> WORK INSTRUCTIONS
Repeat exactly, and only, the lines from the one that contains "Write a web" through the one that contains "[10, 0, 19]];", both ends included.

> ENTRIES SHOWN

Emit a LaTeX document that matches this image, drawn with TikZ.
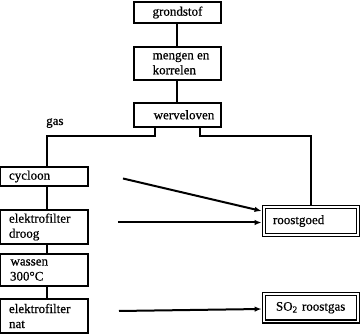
==
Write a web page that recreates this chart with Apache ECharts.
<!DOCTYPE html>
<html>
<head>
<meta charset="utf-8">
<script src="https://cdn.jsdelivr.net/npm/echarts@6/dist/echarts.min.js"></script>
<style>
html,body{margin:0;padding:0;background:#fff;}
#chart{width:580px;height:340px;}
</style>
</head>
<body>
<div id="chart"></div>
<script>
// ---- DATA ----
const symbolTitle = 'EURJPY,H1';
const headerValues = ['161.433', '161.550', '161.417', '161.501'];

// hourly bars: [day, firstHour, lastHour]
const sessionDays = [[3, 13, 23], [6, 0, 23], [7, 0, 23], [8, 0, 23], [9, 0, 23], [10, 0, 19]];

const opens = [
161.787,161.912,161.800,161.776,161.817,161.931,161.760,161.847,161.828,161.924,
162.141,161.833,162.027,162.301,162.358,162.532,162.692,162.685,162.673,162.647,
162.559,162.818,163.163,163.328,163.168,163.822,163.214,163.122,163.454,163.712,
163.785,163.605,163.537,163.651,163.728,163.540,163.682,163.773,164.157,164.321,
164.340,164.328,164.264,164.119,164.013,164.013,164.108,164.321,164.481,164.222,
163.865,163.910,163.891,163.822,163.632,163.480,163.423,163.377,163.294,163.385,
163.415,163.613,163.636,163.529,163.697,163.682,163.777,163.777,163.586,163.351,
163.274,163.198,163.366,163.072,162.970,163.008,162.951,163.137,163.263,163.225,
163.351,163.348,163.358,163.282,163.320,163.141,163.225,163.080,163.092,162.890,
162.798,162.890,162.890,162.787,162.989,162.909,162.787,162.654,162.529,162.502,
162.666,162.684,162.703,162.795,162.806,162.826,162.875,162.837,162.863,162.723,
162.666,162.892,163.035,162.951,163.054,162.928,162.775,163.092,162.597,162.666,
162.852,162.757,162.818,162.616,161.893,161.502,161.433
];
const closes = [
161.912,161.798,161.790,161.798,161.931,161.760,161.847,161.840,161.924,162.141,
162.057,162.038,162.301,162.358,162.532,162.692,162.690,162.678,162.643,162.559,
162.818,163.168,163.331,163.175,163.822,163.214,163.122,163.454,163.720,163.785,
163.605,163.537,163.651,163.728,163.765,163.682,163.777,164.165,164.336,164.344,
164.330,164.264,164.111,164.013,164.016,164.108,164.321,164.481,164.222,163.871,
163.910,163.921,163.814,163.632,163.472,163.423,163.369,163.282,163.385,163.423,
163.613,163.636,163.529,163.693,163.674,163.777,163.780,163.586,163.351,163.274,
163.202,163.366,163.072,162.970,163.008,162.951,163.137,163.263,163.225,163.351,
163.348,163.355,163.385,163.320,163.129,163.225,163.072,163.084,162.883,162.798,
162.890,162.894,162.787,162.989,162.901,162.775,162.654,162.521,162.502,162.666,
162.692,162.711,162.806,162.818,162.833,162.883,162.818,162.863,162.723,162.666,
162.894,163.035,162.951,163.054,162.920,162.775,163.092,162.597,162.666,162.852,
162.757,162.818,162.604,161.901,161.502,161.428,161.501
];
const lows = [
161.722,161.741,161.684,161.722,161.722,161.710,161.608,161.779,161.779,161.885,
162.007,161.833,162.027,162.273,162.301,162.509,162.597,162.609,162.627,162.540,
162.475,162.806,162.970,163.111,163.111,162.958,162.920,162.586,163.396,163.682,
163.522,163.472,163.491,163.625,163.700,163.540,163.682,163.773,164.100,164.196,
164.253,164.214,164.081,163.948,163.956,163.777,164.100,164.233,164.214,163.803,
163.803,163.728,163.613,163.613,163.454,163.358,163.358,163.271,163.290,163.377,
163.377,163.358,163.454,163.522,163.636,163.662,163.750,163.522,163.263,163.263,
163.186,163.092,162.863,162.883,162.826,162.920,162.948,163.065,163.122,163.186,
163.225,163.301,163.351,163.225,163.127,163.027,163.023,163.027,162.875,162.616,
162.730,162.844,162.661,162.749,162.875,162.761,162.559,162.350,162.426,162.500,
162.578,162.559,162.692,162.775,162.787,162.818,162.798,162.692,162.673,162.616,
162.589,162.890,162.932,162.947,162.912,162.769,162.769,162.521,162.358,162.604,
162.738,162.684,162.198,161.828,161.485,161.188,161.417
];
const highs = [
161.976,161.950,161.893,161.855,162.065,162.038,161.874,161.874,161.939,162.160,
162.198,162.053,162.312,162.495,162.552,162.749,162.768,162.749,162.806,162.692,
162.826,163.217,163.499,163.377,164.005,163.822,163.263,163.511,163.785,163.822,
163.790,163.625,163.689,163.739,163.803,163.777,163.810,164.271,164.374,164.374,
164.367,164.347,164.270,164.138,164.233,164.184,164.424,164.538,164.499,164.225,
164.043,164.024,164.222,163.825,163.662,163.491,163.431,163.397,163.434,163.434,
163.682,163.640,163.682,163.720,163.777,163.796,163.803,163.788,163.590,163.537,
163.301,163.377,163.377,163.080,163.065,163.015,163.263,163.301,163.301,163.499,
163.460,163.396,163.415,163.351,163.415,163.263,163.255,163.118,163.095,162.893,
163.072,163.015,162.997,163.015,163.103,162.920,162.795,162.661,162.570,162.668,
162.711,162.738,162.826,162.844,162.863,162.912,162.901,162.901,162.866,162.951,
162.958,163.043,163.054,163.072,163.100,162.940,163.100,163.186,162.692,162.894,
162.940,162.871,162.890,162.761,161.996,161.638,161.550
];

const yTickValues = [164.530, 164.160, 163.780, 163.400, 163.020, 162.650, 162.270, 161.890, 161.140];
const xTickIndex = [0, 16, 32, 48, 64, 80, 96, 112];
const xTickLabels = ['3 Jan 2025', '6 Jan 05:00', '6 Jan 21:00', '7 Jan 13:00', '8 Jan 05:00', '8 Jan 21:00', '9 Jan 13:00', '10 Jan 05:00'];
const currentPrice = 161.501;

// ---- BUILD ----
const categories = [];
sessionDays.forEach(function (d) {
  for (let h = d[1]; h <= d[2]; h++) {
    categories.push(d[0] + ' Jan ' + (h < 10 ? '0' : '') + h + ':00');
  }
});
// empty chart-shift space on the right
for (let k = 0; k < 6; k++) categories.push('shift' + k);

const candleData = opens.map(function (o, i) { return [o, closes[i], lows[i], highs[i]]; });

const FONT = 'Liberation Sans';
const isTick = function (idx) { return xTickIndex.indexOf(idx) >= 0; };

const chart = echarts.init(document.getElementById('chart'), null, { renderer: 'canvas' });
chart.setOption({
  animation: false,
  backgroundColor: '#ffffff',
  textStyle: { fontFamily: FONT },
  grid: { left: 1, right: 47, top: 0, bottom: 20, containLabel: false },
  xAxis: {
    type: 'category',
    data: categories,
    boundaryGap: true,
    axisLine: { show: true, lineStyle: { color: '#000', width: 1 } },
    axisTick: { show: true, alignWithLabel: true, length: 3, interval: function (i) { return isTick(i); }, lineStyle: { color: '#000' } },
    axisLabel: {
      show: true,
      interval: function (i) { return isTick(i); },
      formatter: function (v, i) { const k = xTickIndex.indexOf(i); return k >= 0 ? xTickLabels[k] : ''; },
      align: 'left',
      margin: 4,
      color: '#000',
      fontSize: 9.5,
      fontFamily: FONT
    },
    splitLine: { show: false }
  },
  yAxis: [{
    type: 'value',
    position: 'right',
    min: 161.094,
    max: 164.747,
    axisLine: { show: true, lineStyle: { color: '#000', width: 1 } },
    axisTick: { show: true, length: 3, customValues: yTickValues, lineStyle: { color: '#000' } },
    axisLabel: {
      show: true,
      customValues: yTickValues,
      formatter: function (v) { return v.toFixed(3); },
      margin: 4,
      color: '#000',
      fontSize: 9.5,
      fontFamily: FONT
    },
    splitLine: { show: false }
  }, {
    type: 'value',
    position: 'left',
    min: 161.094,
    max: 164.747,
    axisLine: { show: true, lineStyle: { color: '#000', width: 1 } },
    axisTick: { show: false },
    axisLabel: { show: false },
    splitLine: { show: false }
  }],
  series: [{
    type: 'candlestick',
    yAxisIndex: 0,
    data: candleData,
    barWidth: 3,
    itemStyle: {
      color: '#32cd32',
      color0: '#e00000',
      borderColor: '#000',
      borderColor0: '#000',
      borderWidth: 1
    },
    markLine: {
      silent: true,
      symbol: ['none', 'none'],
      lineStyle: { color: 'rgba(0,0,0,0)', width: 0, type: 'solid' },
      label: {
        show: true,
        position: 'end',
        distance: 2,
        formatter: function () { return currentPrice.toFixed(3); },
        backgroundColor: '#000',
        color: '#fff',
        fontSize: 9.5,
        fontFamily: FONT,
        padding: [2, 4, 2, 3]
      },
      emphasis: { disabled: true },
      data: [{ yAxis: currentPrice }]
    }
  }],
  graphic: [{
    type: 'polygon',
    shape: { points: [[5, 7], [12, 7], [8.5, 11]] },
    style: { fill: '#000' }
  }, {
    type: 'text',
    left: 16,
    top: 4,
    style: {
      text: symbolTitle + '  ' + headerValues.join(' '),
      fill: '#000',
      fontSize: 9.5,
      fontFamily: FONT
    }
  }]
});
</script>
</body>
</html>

> CORRECT OUTPUT
Write a web page that recreates this chart with Apache ECharts.
<!DOCTYPE html>
<html>
<head>
<meta charset="utf-8">
<script src="https://cdn.jsdelivr.net/npm/echarts@6/dist/echarts.min.js"></script>
<style>
html,body{margin:0;padding:0;background:#fff;}
#chart{width:580px;height:340px;}
</style>
</head>
<body>
<div id="chart"></div>
<script>
// ---- DATA ----
const symbolTitle = 'EURJPY,H1';
const headerValues = ['161.433', '161.550', '161.417', '161.501'];

// hourly bars: [day, firstHour, lastHour]
const sessionDays = [[3, 13, 23], [6, 0, 23], [7, 0, 23], [8, 0, 23], [9, 0, 23], [10, 0, 19]];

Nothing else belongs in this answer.